A Man Called Ove – Book Review

A Man Called Ove by Fredrik Backman

I am not one who writes book reviews. The best reason I can give for that is that I feel stating my opinion is far less important than moving on to the next book. Or writing a story of my own instead.

But then I read the perfect book.

It’s a bestseller already, certainly, doesn’t need my five-star review. So this is more about what the book meant to me. For me.

The book is about a grumpy old man who has lost his wife and job, has no family, and really shouldn’t be likable at all. I can’t really relate to this man, and so when I started reading, I was afraid it would be one of the books I struggle to get through, but then I quickly found myself crying, laughing, and falling in love.

Ove really just wants to die so that he might be with his wife Sonia again. His world without her is empty and meaningless. And so the book goes on to show us their love story, their life story, and his hilariously sad failed attempts at suicide.

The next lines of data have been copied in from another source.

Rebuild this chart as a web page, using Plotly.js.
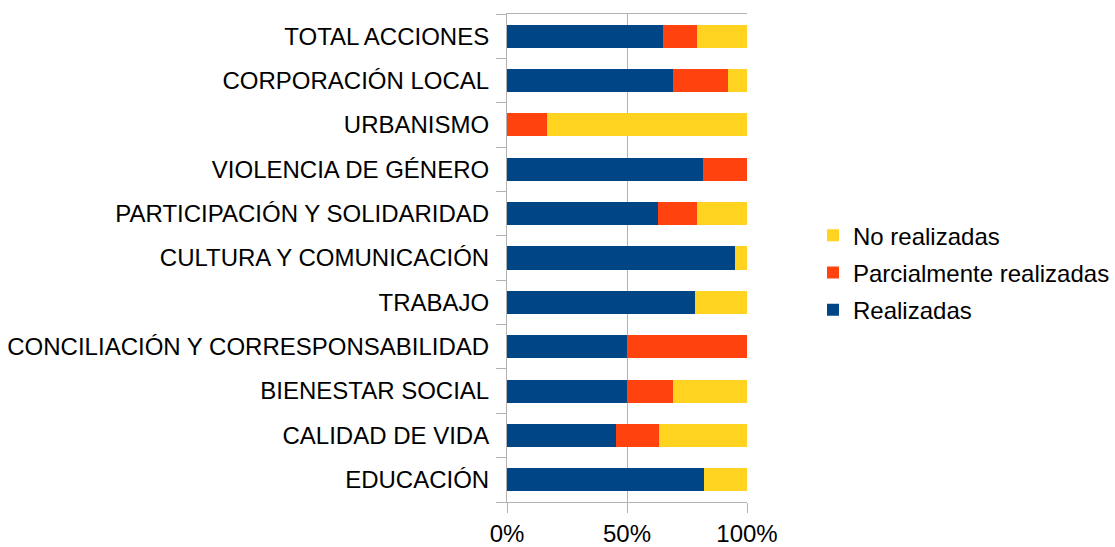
<!DOCTYPE html>
<html>
<head>
<meta charset="utf-8">
<script src="https://cdn.plot.ly/plotly-3.0.1.min.js"></script>
<style>html,body{margin:0;padding:0;background:#fff;}#chart{width:1115px;height:547px;}</style>
</head>
<body>
<div id="chart"></div>
<script>
const categories = [
  "EDUCACIÓN",
  "CALIDAD DE VIDA",
  "BIENESTAR SOCIAL",
  "CONCILIACIÓN Y CORRESPONSABILIDAD",
  "TRABAJO",
  "CULTURA Y COMUNICACIÓN",
  "PARTICIPACIÓN Y SOLIDARIDAD",
  "VIOLENCIA DE GÉNERO",
  "URBANISMO",
  "CORPORACIÓN LOCAL",
  "TOTAL ACCIONES"
];
const realizadas = [82, 45.5, 50, 50, 78.5, 95, 63, 81.5, 0, 69, 65];
const parcialmente = [0, 18, 19, 50, 0, 0, 16, 18.5, 16.7, 23, 14];
const noRealizadas = [18, 36.5, 31, 0, 21.5, 5, 21, 0, 83.3, 8, 21];
const xTickVals = [0, 50, 100];
const xTickText = ["0%", "50%", "100%"];

const font = {family: "Liberation Sans, Arial, sans-serif", size: 24, color: "#000"};

const traces = [
  {name: "Realizadas", y: categories, x: realizadas, color: "#004586", rank: 3},
  {name: "Parcialmente realizadas", y: categories, x: parcialmente, color: "#FF420E", rank: 2},
  {name: "No realizadas", y: categories, x: noRealizadas, color: "#FFD320", rank: 1}
].map(t => ({
  type: "bar", orientation: "h", name: t.name, x: t.x, y: t.y, legendgroup: t.name,
  legendrank: t.rank,
  marker: {color: t.color, line: {width: 0}}, hoverinfo: "x+y+name"
}));

const layout = {
  width: 1115, height: 547,
  margin: {l: 507, r: 368, t: 14, b: 45, pad: 0, autoexpand: false},
  paper_bgcolor: "#fff", plot_bgcolor: "#fff",
  barmode: "stack", bargap: 0.48,
  font: font,
  showlegend: true,
  legend: {x: 1.275, xanchor: "left", y: 0.47, yanchor: "middle", xref: "paper",
           traceorder: "grouped", font: font, itemwidth: 30, tracegroupgap: 3,
           bgcolor: "rgba(0,0,0,0)", borderwidth: 0},
  xaxis: {
    range: [0, 100], tickvals: xTickVals, ticktext: xTickText,
    showgrid: true, gridcolor: "#b3b3b3", gridwidth: 1,
    zeroline: false, showline: true, linecolor: "#b3b3b3", linewidth: 1, mirror: true,
    ticks: "outside", ticklen: 10, tickcolor: "#b3b3b3", tickwidth: 1,
    tickfont: font, fixedrange: true, automargin: false
  },
  yaxis: {
    type: "category", categoryorder: "array", categoryarray: categories,
    showgrid: false, zeroline: false, showline: true, linecolor: "#b3b3b3", linewidth: 1,
    ticks: "outside", tickson: "boundaries", ticklen: 10, tickcolor: "#b3b3b3", tickwidth: 1,
    tickfont: font, ticklabelstandoff: 12, fixedrange: true, automargin: false
  }
};

Plotly.newPlot("chart", traces, layout, {displayModeBar: false, staticPlot: true});
</script>
</body>
</html>
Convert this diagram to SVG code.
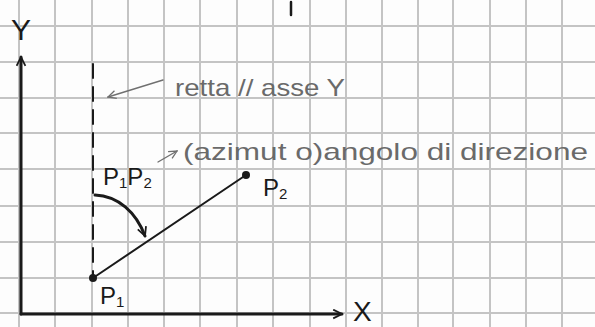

The writing is amazing, the kind that creates a movie inside your imagination. There are some slow spots, but they are deliberate and necessary. And then there are places that pull you through Ove’s life so quickly that you actually feel the unsettling whiplash caused by the whirlwind of events that shape a man into who he is meant to be.

It’s the characters who really make a book. The story is a given, a book is not a book without a story. But the people, pets, monsters, etc. are the key to making a story meaningful and worthy of your time. And Fredrik Backman created the most amazingly diverse but somehow unified group of characters I have ever had the privilege of falling in love with. In the center of them, a man whose calloused gruffness can’t quite hide his sparkling halo.

It was the death, I think, that drew me up and into the story so completely. I am not suicidal, I have plenty to live for, but I have felt what Ove felt. I have known what giving up on a world that you don’t have a purpose in feels like. And I also know what finding your purpose feels like, and how difficult it can be sometimes to hang onto it. How impossible it feels when it changes or disappears.

This book gives the most real, rational and logical description for what it means to get busy living or get busy dying. And to see it there, in black and white, was pretty much the most beautiful thing I’ve ever read in my life.

Love will keep your head above water even when every cell in your body wants to drown. Love is the reason for everything, the meaning of life, and the purpose of this entire existence.

Love can make you turn up when all you want to do is burrow under your blankets. Love can make you stay through the most hurtful, hateful situations. Love can make you walk away and never look back when you know someone is better off without you. Love can mend what it is broken, as long as you give it the chance. Love can be purpose, in and of itself.

I plan to read this book at least a hundred more times in my life, but I won’t sit here and tell you that you will love it. I’m not so arrogant as to believe everyone will like what I like.

I’ll only tell you that this is The Perfect Book. And I hope that if you are looking for the meaning of life, you’ll check it out just to see if you find what I found.